Task description = What is to be printed is the span of lines starting at the one containing "Write the matplotlib code for this chart." and ending at the one containing "from matplotlib.patches import Patch", reproduced exactly with pictures left out.

Record extracts =
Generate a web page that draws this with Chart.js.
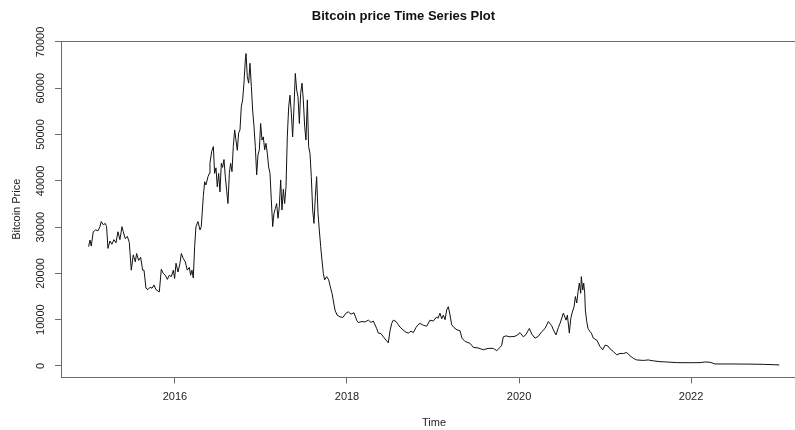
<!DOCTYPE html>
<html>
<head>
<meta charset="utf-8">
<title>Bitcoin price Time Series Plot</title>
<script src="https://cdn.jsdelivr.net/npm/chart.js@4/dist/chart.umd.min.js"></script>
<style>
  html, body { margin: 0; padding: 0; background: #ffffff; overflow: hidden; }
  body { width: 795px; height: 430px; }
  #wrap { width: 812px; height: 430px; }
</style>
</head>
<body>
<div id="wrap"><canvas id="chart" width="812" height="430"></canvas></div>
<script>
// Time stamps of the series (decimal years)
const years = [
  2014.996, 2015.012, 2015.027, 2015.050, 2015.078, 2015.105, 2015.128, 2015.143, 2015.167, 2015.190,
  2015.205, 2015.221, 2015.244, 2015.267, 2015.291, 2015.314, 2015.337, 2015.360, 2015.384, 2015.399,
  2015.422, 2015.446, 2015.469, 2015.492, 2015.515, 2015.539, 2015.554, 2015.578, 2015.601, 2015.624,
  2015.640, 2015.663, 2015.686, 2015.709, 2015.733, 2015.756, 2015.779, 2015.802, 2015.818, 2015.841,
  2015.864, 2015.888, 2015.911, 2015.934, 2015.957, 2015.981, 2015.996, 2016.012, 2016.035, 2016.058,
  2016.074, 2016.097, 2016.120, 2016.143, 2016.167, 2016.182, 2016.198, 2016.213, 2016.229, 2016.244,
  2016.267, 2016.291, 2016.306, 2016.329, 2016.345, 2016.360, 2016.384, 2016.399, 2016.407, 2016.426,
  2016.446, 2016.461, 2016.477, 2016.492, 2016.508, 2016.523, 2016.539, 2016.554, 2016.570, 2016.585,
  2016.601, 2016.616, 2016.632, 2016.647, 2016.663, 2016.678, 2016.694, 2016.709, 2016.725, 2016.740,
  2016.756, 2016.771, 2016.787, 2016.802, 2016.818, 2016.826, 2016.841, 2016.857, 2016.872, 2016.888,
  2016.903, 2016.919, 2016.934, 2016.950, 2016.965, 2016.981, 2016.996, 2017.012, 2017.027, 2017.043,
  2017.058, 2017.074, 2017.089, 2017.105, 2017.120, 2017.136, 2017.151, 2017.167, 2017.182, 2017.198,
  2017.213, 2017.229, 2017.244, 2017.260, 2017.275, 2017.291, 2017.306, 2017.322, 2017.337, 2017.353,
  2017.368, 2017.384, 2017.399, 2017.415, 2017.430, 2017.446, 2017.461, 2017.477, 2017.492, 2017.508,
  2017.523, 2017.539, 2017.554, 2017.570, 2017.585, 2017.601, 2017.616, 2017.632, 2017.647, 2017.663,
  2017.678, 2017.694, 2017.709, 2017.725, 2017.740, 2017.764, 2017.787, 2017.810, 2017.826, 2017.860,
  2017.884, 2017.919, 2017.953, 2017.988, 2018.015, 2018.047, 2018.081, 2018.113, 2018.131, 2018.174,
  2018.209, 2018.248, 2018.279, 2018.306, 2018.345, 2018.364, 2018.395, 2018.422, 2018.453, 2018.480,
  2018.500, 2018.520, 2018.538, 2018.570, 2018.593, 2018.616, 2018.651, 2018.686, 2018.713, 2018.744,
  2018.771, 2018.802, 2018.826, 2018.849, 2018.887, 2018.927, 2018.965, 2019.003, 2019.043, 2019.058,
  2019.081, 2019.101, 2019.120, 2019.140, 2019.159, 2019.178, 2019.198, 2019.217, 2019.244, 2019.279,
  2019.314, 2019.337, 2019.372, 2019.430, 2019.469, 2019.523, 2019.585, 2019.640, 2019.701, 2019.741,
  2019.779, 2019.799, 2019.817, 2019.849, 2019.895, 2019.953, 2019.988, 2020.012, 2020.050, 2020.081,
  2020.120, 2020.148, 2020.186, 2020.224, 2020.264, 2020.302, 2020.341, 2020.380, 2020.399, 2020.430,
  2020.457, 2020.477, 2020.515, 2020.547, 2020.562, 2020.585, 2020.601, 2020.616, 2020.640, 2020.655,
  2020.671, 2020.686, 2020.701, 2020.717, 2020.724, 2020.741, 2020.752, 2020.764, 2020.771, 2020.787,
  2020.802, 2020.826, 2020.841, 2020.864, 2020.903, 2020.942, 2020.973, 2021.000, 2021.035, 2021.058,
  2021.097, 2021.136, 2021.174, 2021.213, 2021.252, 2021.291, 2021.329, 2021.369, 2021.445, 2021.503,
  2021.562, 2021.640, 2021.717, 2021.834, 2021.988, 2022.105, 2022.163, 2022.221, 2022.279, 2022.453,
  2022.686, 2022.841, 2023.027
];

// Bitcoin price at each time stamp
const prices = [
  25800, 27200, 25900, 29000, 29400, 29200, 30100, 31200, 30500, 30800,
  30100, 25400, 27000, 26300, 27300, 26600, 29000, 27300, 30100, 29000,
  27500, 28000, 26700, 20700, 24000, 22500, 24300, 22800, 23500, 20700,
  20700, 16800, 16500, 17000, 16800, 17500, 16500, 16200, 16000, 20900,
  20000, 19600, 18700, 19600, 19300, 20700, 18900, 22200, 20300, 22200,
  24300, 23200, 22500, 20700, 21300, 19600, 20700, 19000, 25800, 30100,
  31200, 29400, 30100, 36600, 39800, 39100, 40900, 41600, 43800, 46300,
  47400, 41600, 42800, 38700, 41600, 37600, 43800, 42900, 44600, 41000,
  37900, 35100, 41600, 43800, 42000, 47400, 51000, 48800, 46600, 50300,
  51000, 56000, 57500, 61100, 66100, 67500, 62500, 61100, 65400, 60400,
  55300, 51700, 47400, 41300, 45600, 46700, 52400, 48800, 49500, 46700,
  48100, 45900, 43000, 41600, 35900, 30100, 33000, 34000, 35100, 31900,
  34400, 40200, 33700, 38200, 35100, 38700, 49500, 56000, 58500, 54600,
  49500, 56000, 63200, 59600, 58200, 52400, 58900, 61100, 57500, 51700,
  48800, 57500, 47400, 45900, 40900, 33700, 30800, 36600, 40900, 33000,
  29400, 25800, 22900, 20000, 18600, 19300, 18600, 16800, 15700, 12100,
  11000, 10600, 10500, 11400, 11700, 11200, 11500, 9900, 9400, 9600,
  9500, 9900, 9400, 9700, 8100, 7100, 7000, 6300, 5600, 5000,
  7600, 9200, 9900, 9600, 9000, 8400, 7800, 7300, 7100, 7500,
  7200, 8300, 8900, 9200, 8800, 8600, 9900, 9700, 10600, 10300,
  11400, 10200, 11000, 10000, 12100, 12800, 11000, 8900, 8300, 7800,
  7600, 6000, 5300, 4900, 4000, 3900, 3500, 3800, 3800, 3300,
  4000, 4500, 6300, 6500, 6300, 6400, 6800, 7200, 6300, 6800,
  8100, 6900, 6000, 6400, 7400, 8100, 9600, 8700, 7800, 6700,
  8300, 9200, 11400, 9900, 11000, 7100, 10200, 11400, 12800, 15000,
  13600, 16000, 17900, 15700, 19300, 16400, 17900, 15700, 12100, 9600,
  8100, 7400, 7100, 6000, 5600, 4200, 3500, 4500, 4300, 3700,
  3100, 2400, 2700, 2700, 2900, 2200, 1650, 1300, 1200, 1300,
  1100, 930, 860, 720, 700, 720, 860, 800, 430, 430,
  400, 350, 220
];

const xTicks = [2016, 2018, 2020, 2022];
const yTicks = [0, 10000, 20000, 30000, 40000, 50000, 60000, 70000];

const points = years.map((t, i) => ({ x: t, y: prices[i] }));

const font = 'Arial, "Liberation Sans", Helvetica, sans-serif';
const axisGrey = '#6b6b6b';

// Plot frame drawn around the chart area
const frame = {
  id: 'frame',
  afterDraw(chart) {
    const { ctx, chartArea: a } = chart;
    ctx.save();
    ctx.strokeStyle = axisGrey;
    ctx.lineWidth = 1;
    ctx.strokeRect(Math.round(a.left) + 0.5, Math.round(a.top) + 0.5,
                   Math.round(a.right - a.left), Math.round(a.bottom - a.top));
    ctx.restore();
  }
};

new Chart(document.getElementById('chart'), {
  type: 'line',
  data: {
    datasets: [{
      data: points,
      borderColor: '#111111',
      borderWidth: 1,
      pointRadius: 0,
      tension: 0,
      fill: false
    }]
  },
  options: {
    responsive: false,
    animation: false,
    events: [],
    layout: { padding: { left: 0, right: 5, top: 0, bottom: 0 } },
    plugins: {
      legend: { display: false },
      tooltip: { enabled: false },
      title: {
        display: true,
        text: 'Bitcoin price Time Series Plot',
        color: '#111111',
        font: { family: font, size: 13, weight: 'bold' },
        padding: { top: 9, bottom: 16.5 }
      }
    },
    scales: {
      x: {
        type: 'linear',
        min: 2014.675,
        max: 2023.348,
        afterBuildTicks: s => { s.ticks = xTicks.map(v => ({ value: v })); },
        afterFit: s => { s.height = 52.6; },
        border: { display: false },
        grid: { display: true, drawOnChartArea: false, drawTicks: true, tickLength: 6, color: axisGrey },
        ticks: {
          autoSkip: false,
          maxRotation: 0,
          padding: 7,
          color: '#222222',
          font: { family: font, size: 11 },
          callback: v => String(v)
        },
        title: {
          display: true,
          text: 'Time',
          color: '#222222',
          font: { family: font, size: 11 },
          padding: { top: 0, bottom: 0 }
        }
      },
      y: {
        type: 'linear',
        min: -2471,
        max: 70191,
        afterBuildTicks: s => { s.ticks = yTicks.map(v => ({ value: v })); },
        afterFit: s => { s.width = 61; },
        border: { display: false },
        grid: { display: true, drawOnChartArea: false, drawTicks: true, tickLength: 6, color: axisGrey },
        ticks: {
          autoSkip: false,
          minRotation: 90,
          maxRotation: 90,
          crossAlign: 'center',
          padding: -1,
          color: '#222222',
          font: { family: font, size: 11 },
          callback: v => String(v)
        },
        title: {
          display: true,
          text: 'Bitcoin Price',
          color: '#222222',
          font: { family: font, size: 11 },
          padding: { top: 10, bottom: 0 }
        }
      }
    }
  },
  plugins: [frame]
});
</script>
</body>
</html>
==
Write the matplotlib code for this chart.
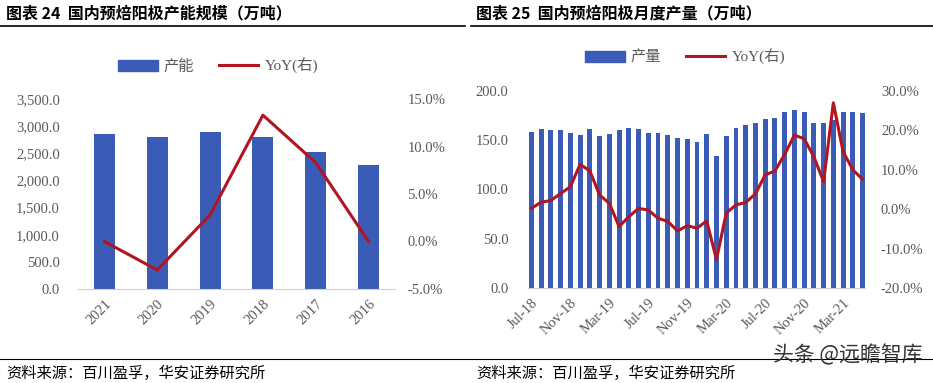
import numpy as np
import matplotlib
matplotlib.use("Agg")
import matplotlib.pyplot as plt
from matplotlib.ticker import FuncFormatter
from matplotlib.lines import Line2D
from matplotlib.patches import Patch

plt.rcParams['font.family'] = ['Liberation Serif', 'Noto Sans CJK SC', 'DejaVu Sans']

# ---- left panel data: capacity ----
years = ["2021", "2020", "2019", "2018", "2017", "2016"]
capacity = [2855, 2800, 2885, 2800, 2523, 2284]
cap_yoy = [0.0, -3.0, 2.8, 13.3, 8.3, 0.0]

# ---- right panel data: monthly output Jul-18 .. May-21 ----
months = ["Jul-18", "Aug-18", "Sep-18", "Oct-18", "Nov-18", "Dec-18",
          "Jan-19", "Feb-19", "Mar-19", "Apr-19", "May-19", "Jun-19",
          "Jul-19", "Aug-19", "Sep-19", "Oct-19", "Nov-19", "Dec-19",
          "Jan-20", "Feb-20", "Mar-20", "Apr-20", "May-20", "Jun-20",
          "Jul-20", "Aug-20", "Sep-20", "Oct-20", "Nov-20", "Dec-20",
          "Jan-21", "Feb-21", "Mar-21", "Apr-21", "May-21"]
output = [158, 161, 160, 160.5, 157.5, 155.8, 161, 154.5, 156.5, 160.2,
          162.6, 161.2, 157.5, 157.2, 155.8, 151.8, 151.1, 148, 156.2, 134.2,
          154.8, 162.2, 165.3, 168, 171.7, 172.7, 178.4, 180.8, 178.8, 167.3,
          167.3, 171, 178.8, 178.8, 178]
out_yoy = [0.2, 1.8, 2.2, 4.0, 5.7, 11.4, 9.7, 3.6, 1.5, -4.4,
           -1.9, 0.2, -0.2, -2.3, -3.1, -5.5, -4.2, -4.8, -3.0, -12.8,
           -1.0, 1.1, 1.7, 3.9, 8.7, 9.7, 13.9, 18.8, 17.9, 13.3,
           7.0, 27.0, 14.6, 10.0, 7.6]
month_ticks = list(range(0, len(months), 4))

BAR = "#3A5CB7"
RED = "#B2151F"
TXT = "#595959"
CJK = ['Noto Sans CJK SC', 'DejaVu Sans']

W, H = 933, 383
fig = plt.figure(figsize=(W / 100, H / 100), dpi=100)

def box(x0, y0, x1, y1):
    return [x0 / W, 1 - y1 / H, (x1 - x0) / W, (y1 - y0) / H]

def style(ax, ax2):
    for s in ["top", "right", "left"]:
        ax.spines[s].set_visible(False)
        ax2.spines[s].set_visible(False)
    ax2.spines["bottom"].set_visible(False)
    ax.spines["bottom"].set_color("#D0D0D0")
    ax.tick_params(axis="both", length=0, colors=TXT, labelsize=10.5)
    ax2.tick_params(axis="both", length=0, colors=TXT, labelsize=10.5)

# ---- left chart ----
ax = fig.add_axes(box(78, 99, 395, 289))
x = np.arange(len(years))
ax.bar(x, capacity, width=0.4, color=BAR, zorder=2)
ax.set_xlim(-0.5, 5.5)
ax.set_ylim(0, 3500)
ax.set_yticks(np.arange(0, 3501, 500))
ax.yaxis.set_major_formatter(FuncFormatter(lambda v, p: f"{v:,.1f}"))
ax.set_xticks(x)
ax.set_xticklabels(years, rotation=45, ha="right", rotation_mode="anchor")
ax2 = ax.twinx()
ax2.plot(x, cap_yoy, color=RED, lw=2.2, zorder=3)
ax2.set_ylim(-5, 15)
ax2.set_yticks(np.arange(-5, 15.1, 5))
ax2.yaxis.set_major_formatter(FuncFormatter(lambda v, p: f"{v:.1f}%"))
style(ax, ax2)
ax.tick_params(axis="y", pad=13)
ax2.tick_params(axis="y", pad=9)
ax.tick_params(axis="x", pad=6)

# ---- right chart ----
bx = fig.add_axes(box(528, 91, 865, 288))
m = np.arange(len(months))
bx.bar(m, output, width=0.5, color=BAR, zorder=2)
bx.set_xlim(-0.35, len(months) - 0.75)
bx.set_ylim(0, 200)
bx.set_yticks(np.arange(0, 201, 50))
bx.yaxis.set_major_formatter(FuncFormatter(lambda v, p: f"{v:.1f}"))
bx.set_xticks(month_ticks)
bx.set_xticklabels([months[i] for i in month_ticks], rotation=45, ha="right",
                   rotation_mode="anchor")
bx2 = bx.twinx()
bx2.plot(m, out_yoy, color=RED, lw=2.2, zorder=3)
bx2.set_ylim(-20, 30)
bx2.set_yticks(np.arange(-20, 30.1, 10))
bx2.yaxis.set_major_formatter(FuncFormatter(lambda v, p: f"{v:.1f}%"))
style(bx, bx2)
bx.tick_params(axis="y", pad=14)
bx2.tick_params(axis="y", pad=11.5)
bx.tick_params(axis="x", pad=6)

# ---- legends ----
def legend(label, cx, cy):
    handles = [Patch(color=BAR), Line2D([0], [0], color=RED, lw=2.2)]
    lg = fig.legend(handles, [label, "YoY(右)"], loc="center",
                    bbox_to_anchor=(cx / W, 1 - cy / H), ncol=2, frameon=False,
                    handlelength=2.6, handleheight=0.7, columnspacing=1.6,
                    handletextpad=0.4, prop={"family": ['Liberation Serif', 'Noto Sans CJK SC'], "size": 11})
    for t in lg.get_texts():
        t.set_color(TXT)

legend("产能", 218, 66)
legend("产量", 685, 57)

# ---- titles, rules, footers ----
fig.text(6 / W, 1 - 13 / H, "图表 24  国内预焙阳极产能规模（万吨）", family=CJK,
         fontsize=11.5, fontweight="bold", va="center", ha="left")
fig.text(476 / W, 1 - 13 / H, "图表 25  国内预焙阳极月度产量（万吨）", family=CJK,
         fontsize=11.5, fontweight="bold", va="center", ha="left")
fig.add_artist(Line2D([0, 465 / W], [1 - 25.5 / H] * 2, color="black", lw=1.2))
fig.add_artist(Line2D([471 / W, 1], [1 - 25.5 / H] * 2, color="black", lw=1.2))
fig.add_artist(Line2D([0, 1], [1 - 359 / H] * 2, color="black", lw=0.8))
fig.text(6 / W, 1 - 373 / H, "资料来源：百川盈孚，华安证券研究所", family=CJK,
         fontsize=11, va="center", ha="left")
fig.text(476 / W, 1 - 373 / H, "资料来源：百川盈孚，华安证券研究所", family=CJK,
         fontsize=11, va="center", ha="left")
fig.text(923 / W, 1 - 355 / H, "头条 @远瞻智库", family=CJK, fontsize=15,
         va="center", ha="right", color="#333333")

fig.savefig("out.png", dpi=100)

Exercise result =
Write the matplotlib code for this chart.
import numpy as np
import matplotlib
matplotlib.use("Agg")
import matplotlib.pyplot as plt
from matplotlib.ticker import FuncFormatter
from matplotlib.lines import Line2D
from matplotlib.patches import Patch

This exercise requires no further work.